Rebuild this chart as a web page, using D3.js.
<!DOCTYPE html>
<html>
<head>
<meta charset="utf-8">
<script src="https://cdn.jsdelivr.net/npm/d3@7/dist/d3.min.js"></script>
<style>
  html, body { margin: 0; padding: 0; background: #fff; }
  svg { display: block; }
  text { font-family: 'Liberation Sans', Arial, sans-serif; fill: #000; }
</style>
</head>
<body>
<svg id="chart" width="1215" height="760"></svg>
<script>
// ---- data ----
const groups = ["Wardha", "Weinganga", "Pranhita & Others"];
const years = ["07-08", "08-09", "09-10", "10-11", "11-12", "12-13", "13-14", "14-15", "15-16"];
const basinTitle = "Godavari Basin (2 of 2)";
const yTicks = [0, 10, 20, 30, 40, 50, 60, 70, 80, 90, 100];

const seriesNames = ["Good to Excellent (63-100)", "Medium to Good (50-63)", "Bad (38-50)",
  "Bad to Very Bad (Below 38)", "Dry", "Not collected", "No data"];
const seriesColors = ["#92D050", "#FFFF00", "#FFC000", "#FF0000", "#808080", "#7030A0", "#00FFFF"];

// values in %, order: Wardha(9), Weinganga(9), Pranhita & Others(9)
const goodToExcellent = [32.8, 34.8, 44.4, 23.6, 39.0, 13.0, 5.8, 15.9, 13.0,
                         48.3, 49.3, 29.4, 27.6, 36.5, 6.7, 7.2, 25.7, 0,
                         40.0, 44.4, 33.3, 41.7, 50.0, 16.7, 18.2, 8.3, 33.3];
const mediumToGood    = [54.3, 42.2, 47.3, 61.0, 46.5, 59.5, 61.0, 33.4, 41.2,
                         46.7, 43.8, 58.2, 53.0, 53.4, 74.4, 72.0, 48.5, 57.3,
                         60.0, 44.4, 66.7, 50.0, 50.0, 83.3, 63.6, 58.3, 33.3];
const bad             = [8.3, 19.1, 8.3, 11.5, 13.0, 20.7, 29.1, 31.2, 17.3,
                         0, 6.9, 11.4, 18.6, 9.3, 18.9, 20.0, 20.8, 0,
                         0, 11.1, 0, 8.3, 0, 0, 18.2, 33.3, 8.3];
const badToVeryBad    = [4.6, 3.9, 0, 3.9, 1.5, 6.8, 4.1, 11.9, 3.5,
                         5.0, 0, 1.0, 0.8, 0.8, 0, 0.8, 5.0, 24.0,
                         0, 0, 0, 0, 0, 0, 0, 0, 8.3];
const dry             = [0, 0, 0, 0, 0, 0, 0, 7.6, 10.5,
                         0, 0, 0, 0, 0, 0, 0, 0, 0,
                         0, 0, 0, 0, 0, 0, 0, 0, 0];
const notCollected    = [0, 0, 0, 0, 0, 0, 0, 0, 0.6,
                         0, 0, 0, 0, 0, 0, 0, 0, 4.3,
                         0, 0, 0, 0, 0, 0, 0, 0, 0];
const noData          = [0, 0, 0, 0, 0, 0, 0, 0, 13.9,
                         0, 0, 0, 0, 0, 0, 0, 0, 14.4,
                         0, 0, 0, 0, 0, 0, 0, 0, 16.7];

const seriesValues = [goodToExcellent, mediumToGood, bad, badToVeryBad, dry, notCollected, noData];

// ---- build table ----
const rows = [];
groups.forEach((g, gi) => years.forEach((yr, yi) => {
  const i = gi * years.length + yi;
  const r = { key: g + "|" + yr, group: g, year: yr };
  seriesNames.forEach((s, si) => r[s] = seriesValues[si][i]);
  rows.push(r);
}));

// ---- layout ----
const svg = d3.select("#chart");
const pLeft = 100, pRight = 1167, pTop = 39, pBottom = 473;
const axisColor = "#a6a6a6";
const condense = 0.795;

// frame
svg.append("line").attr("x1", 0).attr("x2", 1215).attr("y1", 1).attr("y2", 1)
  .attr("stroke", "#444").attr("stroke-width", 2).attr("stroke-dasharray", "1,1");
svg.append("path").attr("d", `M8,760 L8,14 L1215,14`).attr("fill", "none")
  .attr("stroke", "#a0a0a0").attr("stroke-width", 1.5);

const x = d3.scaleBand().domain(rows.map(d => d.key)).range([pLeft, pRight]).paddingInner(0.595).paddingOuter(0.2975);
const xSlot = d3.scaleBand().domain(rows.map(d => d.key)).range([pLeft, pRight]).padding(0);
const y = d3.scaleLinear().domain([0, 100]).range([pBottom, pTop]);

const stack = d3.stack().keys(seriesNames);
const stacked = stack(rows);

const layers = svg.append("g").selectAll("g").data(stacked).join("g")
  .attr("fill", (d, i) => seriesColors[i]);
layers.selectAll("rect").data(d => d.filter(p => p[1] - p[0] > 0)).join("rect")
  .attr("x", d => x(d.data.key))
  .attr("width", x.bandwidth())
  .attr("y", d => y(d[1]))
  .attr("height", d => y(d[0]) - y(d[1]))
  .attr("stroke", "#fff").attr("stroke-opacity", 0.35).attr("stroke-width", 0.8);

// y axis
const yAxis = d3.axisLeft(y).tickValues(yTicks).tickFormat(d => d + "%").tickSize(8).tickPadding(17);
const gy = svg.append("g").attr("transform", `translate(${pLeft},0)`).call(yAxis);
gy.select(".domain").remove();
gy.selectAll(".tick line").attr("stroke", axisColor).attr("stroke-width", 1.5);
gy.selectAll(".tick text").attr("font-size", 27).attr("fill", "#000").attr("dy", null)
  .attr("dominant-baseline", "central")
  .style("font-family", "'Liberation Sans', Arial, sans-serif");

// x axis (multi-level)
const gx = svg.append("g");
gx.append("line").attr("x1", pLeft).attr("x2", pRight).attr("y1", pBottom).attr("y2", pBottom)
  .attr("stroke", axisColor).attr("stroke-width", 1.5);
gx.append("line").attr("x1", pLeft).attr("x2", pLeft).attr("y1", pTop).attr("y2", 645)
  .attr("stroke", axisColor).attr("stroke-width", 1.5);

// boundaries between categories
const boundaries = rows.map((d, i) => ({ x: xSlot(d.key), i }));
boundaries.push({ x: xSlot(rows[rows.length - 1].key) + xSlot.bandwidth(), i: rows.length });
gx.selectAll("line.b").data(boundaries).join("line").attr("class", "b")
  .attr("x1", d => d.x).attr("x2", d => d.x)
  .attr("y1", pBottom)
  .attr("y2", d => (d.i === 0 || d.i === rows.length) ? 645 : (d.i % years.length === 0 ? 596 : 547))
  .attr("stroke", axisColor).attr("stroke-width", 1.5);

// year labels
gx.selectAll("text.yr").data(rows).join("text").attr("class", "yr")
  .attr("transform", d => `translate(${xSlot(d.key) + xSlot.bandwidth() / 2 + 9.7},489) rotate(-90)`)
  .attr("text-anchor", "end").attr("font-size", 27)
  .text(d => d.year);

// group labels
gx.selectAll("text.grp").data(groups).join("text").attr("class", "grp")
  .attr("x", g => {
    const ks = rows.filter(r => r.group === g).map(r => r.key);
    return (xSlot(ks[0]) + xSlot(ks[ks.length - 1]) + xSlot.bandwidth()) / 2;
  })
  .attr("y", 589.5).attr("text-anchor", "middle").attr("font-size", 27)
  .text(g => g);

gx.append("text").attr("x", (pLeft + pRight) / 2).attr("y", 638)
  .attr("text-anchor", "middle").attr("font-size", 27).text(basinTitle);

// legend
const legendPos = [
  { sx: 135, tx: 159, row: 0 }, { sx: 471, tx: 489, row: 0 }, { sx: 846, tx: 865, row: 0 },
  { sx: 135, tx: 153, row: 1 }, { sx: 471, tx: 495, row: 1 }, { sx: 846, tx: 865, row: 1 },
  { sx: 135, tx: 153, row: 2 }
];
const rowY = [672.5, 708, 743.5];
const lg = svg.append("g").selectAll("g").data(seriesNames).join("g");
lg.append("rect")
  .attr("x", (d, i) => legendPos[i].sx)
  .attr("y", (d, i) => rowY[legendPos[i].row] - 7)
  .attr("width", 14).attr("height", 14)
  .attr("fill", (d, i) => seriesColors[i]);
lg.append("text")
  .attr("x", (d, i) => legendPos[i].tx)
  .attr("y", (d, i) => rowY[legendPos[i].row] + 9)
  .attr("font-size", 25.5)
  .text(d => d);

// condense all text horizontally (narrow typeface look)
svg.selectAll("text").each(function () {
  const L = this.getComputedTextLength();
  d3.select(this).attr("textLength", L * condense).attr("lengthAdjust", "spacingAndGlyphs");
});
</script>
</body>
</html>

- - - - -

What to produce:
Pick out the lines that include the word "chart" and write them out.

Solution to this task:
Rebuild this chart as a web page, using D3.js.
<svg id="chart" width="1215" height="760"></svg>
const svg = d3.select("#chart");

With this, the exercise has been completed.